Begin at the top of the entries below and write out every line through the one containing "(7,13) -- (887,13);", excluding pictures.

Start Data for this task

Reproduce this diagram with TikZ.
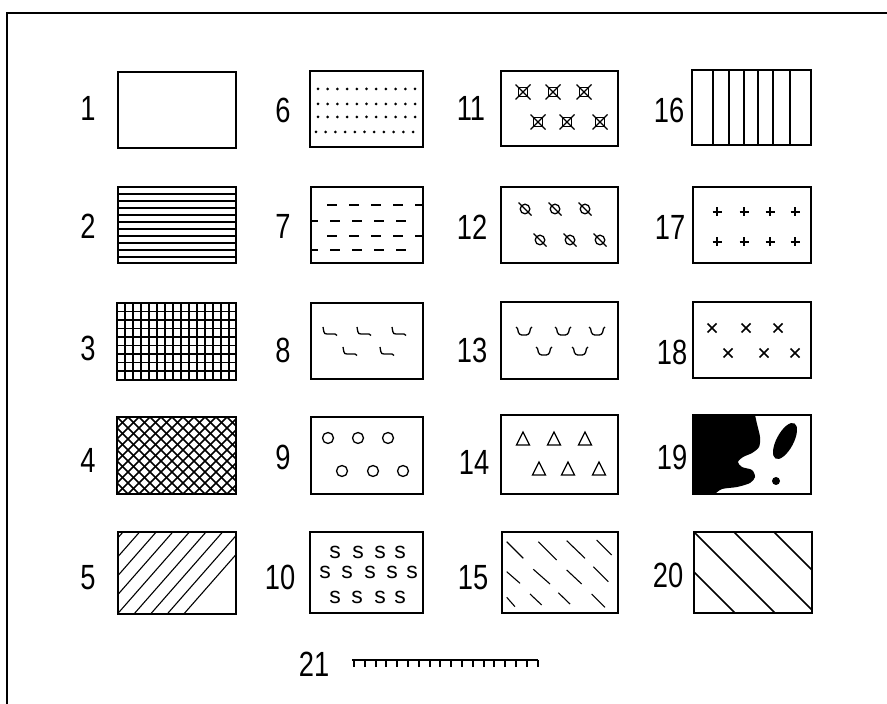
\documentclass[tikz,border=0pt]{standalone}
\usepackage{fontspec}
\setmainfont{Liberation Sans}
\newfontfamily\labfont[FakeStretch=0.78]{Liberation Sans}
\begin{document}
\begin{tikzpicture}[x=0.5pt,y=-0.5pt,
  box/.style={line width=1.3pt},
  hatch/.style={line width=0.55pt},
  sym/.style={line width=0.65pt},
  lbl/.style={font=\labfont\fontsize{17.5}{18}\selectfont, inner sep=0pt},
  sch/.style={font=\fontsize{11.5}{12}\selectfont, inner sep=0pt},
  hookmark/.pic={\draw[sym,line join=round] (0,0) -- (0.8,4.5) .. controls (1.2,6.5) and (2,7) .. (4,7) -- (12,7) -- (14,8.5);},
  cupmark/.pic={\draw[sym] (0,0) -- (1.5,1.5) .. controls (2.5,8) and (4,8) .. (8,8) .. controls (12,8) and (13.5,8) .. (14.5,1.5) -- (16,0);},
  xsq/.pic={\draw[sym] (-4.5,-4.5) rectangle (4.5,4.5); \draw[sym] (-7.5,-7.5) -- (7.5,7.5) (-7.5,7.5) -- (7.5,-7.5);},
  oslash/.pic={\draw[sym] (0,0) circle (4.8); \draw[sym] (-6.5,-6.5) -- (6.5,6.5);},
  tri/.pic={\draw[sym] (-6.5,6) -- (0,-7) -- (6.5,6) -- cycle;},
  plusmark/.pic={\draw[line width=0.85pt] (-4.5,0) -- (4.5,0) (0,-4.5) -- (0,4.5);},
  xmark/.pic={\draw[line width=0.85pt] (-4.5,-4.5) -- (4.5,4.5) (-4.5,4.5) -- (4.5,-4.5);}
]
\useasboundingbox (0,0) rectangle (887,704);
% outer frame
\draw[line width=1pt] (7,704) -- (7,13) -- (887,13);

% ---------- labels ----------
\foreach \t/\x/\y in {1/88/108,2/88/226,3/88/348,4/88/460,5/88/578,
                      6/283/110,7/283/226,8/283/350,9/283/457,10/280/577,
                      11/471/108,12/472/227,13/472/350,14/474/462,15/473/578,
                      16/669/110,17/670/227,18/672/352,19/672/457,20/668/575,
                      21/314/664}
  \node[lbl] (lab\t) at (\x,\y) {\t};

% ---------- box 1 ----------
\draw[box] (118,72) rectangle (236,148);

% ---------- box 2 : horizontal lines ----------
\foreach \y in {194,201,...,258} \draw[hatch] (118,\y) -- (236,\y);
\draw[box] (118,187) rectangle (236,263);

% ---------- box 3 : grid ----------
\foreach \k in {1,...,14} \draw[hatch] (117+8*\k,303) -- (117+8*\k,380);
\foreach \k in {1,...,8} \draw[hatch] (117,303+8.5*\k) -- (236,303+8.5*\k);
\draw[box] (117,303) rectangle (236,380);

% ---------- box 4 : cross hatch ----------
\begin{scope}
\clip (117,417) rectangle (236,494);
\foreach \d in {-88,-77,...,120} {
  \draw[hatch,line width=0.8pt] (117+\d,417) -- ++(77,77);
  \draw[hatch,line width=0.8pt] (117+\d,494) -- ++(77,-77);
}
\end{scope}
\draw[box] (117,417) rectangle (236,494);

% ---------- box 5 : / hatch ----------
\begin{scope}
\clip (118,532) rectangle (236,614);
\foreach \k in {-6,...,8} \draw[hatch] (123+16.6*\k,532) -- ++(-72,82);
\end{scope}
\draw[box] (118,532) rectangle (236,614);

% ---------- box 6 : dots ----------
\foreach \y/\o in {89/0,104/0,117/0,132/-2}
  \foreach \k in {0,...,10} \fill (318+\o+9.7*\k,\y) circle (1.5);
\draw[box] (310,71) rectangle (423,147);

% ---------- box 7 : dashes ----------
\begin{scope}
\clip (311,187) rectangle (423,263);
\foreach \y/\o in {205/327,221/308,236/327,250/308}
  \foreach \k in {0,...,4} \draw[hatch] (\o+22*\k,\y) -- ++(10,0);
\end{scope}
\draw[box] (311,187) rectangle (423,263);

% ---------- box 8 : hooks ----------
\foreach \x/\y in {323/327,357/327,392/327,343/347,380/347}
  \pic at (\x,\y) {hookmark};
\draw[box] (311,303) rectangle (423,379);

% ---------- box 9 : circles ----------
\foreach \x/\y in {328/438,358/438,388/438,342/471,373/471,403/471}
  \draw[sym] (\x,\y) circle (5.5);
\draw[box] (311,417) rectangle (423,494);

% ---------- box 10 : s ----------
\foreach \x/\y [count=\i] in {335/552,358/552,380/552,400/552,
                              325/572,347/572,370/572,392/572,412/572,
                              335/597,357/597,380/597,400/597}
  \node[sch] (s\i) at (\x,\y) {s};
\draw[box] (310,532) rectangle (423,613);

% ---------- box 11 ----------
\foreach \x/\y in {523/92,553/92,584/92,538/122,567/122,600/122}
  \pic at (\x,\y) {xsq};
\draw[box] (501,71) rectangle (618,146);

% ---------- box 12 ----------
\foreach \x/\y in {525/209,555/209,585/209,540/240,570/240,600/240}
  \pic at (\x,\y) {oslash};
\draw[box] (501,187) rectangle (618,263);

% ---------- box 13 : cups ----------
\foreach \x/\y in {516/327,555/327,589/327,536/347,572/347}
  \pic at (\x,\y) {cupmark};
\draw[box] (501,302) rectangle (618,379);

% ---------- box 14 : triangles ----------
\foreach \x/\y in {523/439,554/439,585/439,539/469,568/469,599/469}
  \pic at (\x,\y) {tri};
\draw[box] (501,415) rectangle (618,494);

% ---------- box 15 : short dashes ----------
\foreach \a/\b/\c/\d in {506.7/541.7/523.3/558.3, 538.3/541.7/556.7/560, 566.7/540.7/585/558.3, 596.7/540/611.7/555,
                         506.7/571.7/520/583.3, 533.3/569.3/550/584, 566.7/570/581.7/584, 593.3/566.7/608.3/581.7,
                         506.7/597.3/515/606.7, 530/594/541.7/605, 558.3/592.7/570/604, 591.7/594/605/607.3}
  \draw[hatch] (\a,\b) -- (\c,\d);
\draw[box] (502,532) rectangle (618,613);

% ---------- box 16 : vertical lines ----------
\foreach \x in {713,729,744,758,773,790} \draw[hatch,line width=0.8pt] (\x,70) -- (\x,145);
\draw[box] (692,70) rectangle (811,145);

% ---------- box 17 : plus ----------
\foreach \x/\y in {717/212,744/212,770/212,795/212,717/242,744/242,770/242,795/242}
  \pic at (\x,\y) {plusmark};
\draw[box] (693,187) rectangle (811,263);

% ---------- box 18 : x ----------
\foreach \x/\y in {712/328,746/328,778/328,728/353,764/353,795/353}
  \pic at (\x,\y) {xmark};
\draw[box] (693,302) rectangle (811,378);

% ---------- box 19 : black blob ----------
\fill (693,415) -- plot[smooth] coordinates {(755,415) (757,424) (760,437) (759,447) (752,453) (743,457) (738,462) (742,467) (752,470) (755,477) (750,483) (737,487) (722,489) (715,494)} -- (693,494) -- cycle;
\fill[rotate around={-28:(785,441)}] (785,441) ellipse (8.5 and 20);
\fill (776,481) circle (4);
\draw[box] (693,415) rectangle (811,494);

% ---------- box 20 : wide \ hatch ----------
\begin{scope}
\clip (694,532) rectangle (812,613);
\foreach \c in {654,694,734,774} \draw[hatch,line width=0.8pt] (\c,532) -- ++(81,81);
\end{scope}
\draw[box] (694,532) rectangle (812,613);

% ---------- 21 : scale bar ----------
\coordinate (barA) at (352,660);
\coordinate (barB) at (538,660);
\draw[line width=1.3pt] (barA) -- (barB);
\foreach \k in {0,...,17} \draw[line width=1pt] (354+10.8*\k,660) -- ++(0,7);
\end{tikzpicture}
\end{document}
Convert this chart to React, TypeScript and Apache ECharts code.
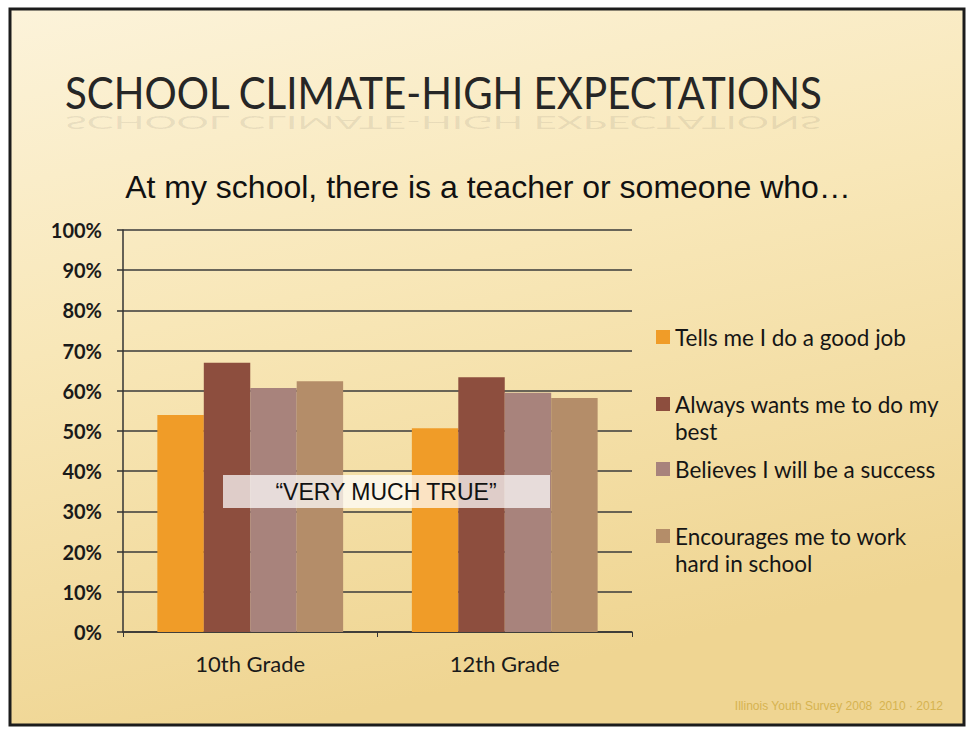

End Data for this task

Written response
Reproduce this diagram with TikZ.
\documentclass[tikz,border=0pt]{standalone}
\usepackage{fontspec}
\setmainfont{Liberation Sans}
\newfontfamily\labfont[FakeStretch=0.78]{Liberation Sans}
\begin{document}
\begin{tikzpicture}[x=0.5pt,y=-0.5pt,
  box/.style={line width=1.3pt},
  hatch/.style={line width=0.55pt},
  sym/.style={line width=0.65pt},
  lbl/.style={font=\labfont\fontsize{17.5}{18}\selectfont, inner sep=0pt},
  sch/.style={font=\fontsize{11.5}{12}\selectfont, inner sep=0pt},
  hookmark/.pic={\draw[sym,line join=round] (0,0) -- (0.8,4.5) .. controls (1.2,6.5) and (2,7) .. (4,7) -- (12,7) -- (14,8.5);},
  cupmark/.pic={\draw[sym] (0,0) -- (1.5,1.5) .. controls (2.5,8) and (4,8) .. (8,8) .. controls (12,8) and (13.5,8) .. (14.5,1.5) -- (16,0);},
  xsq/.pic={\draw[sym] (-4.5,-4.5) rectangle (4.5,4.5); \draw[sym] (-7.5,-7.5) -- (7.5,7.5) (-7.5,7.5) -- (7.5,-7.5);},
  oslash/.pic={\draw[sym] (0,0) circle (4.8); \draw[sym] (-6.5,-6.5) -- (6.5,6.5);},
  tri/.pic={\draw[sym] (-6.5,6) -- (0,-7) -- (6.5,6) -- cycle;},
  plusmark/.pic={\draw[line width=0.85pt] (-4.5,0) -- (4.5,0) (0,-4.5) -- (0,4.5);},
  xmark/.pic={\draw[line width=0.85pt] (-4.5,-4.5) -- (4.5,4.5) (-4.5,4.5) -- (4.5,-4.5);}
]
\useasboundingbox (0,0) rectangle (887,704);
% outer frame
\draw[line width=1pt] (7,704) -- (7,13) -- (887,13);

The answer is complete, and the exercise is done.